Currently, arrivals are typically single file.
Molinaro said the testing wasn't designed to coincide with an expected jump in
flight operations caused by the phaseout of O'Hare flight limits.
And Molinaro said that neither the stacking procedures nor the radar
"glitches" should worry airline travelers.
"Over the past five weeks there have been 13 unsubstantiated reports, meaning we
still need to look into them and see if they're substantiated ghosting events,"
Molinaro said.
"Over that time period you'd expect eight or nine reports from controllers, so
it's a little more than normal.
"At the surface they look random, and that's why managers feel they're not a
significant problem, but we'll still look at every single one. If someone puts
up a construction tower or crane temporarily, those type of things can cause" a ghost image.
But Mike Egan, vice president of the controllers union at Elgin, said Friday
the FAA is downplaying what has been an increasingly common occurrence.
"That's a bald-faced lie," he said about the FAA's figure of 13 ghost incidents.

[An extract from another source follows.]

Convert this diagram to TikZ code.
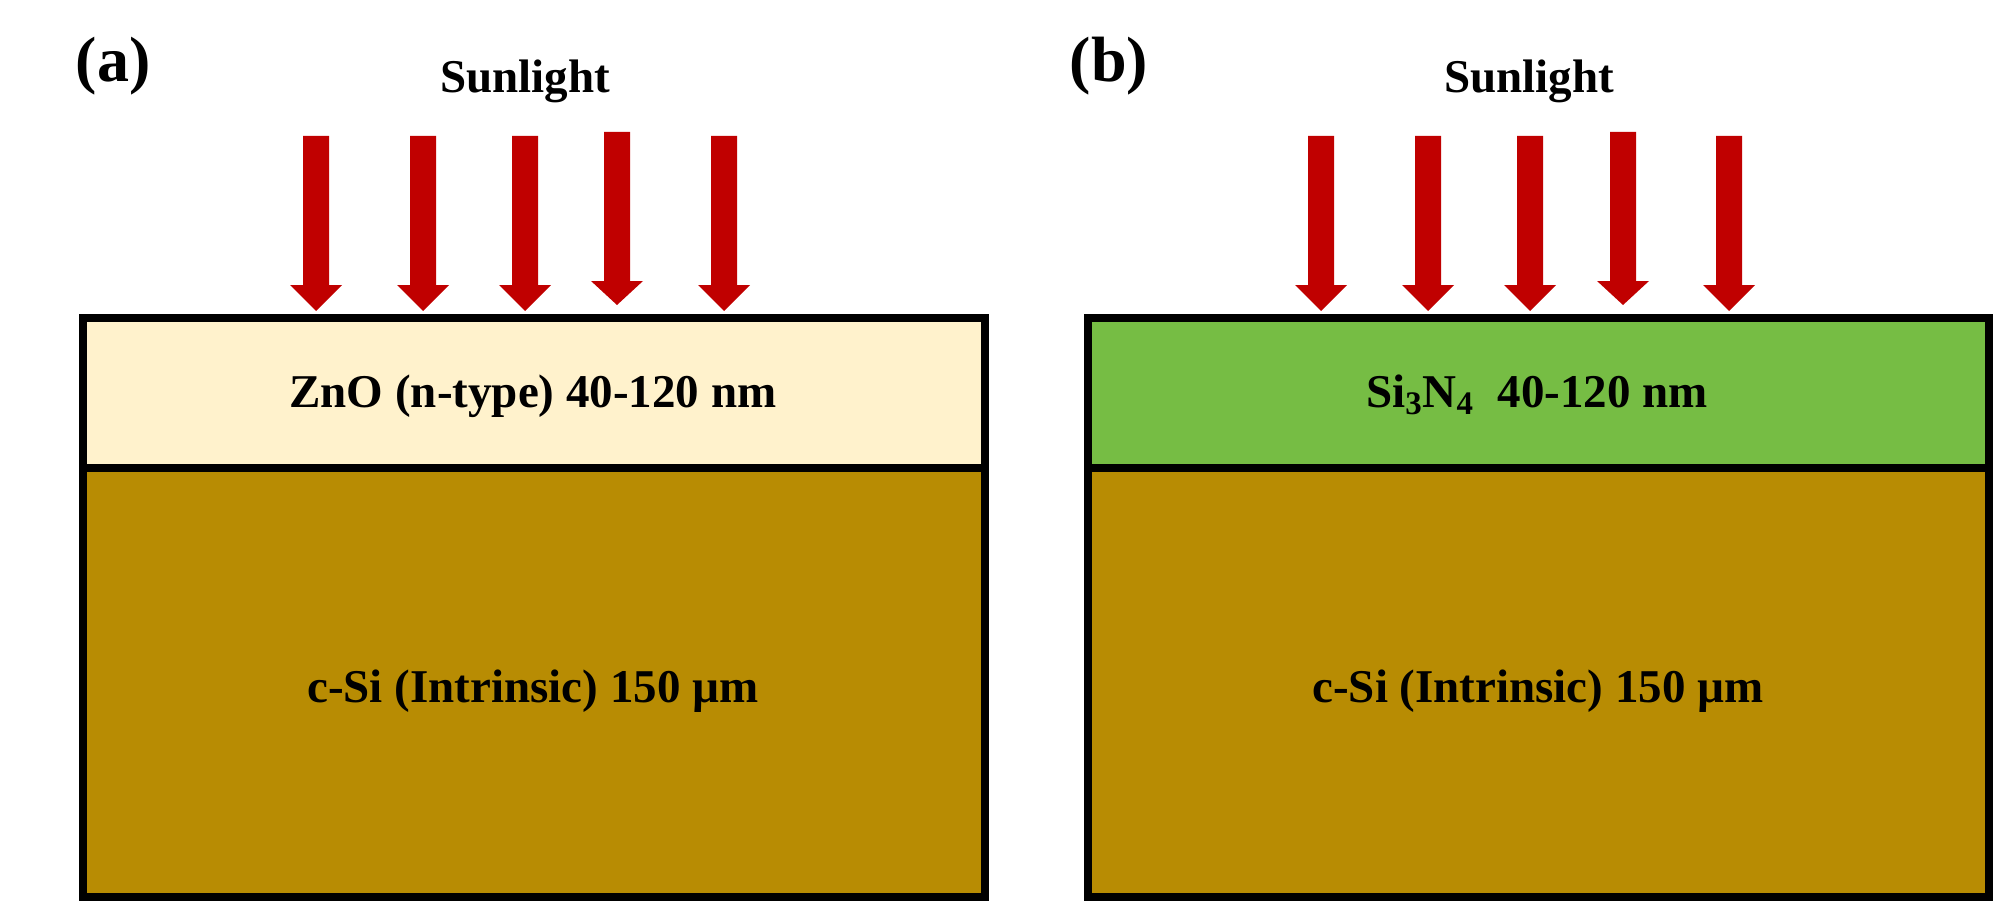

"Maybe 130, but not 13. We had a couple of them today, as a matter of fact. I
had one this afternoon. . . . They know there's a problem."
Bunting added:
"When they first installed (the
radar equipment), we had problems. For whatever reason, something has happened.
Not only is it back, it is worse than before."
An American Airlines pilot with more than 20 years of experience who frequently
flies to O'Hare said he never has had to take evasive action for a
"false target." However, he has been asked by controllers to search for an aircraft while he
was airborne, only to find out it was a ghost.
He said he's not worried by the increased number of false images, citing his
confidence in the onboard Traffic Collision Avoidance System, which alerts
pilots of dangerously close aircraft.
But he wishes
"the federal government would dig into the
trust fund and update the air traffic control system." With new hardware, such glitches could probably be minimized, he said.
Paul Hudson, executive director of the watchdog group
Aviation Consumer Action Project,
agreed. Noting that some equipment is so old
"they don't make it anymore," he said the age alone sometimes contributes to safety problems.
Controllers said another safety problem stems from the radar software, which
displays airspeed, flight number and altitude on the ASR-9 scope. The Automated
Radar Terminal System has been getting knocked out when the number of flight
plans filed by flight crews tops 250. That happens on busy days, when radar
might be needed the most.
The FAA said it is working on the problem.
"What we found out a few months ago is, if too much flight plan data was stored,
the computer program would kick out some data," Molinaro said.
"But we found that out immediately, and we do have a contingency for that now.
Our technical folks, whenever it's a busy day, they monitor the data
storage and every 15 minutes . . . they take out any secondary data so the
primary important data would not be touched."
He said an FAA technical center is
"working on a patch to fix the glitch, and we expect to get that installed" in August at Elgin.
"It truly hasn't caused any delays or posed any safety problems."
But he conceded that some of the software problems, which have taken different
forms since new software arrived two years ago, persist at the Elgin center,
which last year handled 1.36 million operations.
That's a lot of airline passengers, said David Stempler, president of the Air
Travelers Association in Washington.
"The air traffic control system only runs efficiently when the controllers have
confidence in their equipment," Stempler said.
"This is not good." The FAA
"should get it fixed
immediately before we do have a safety problem."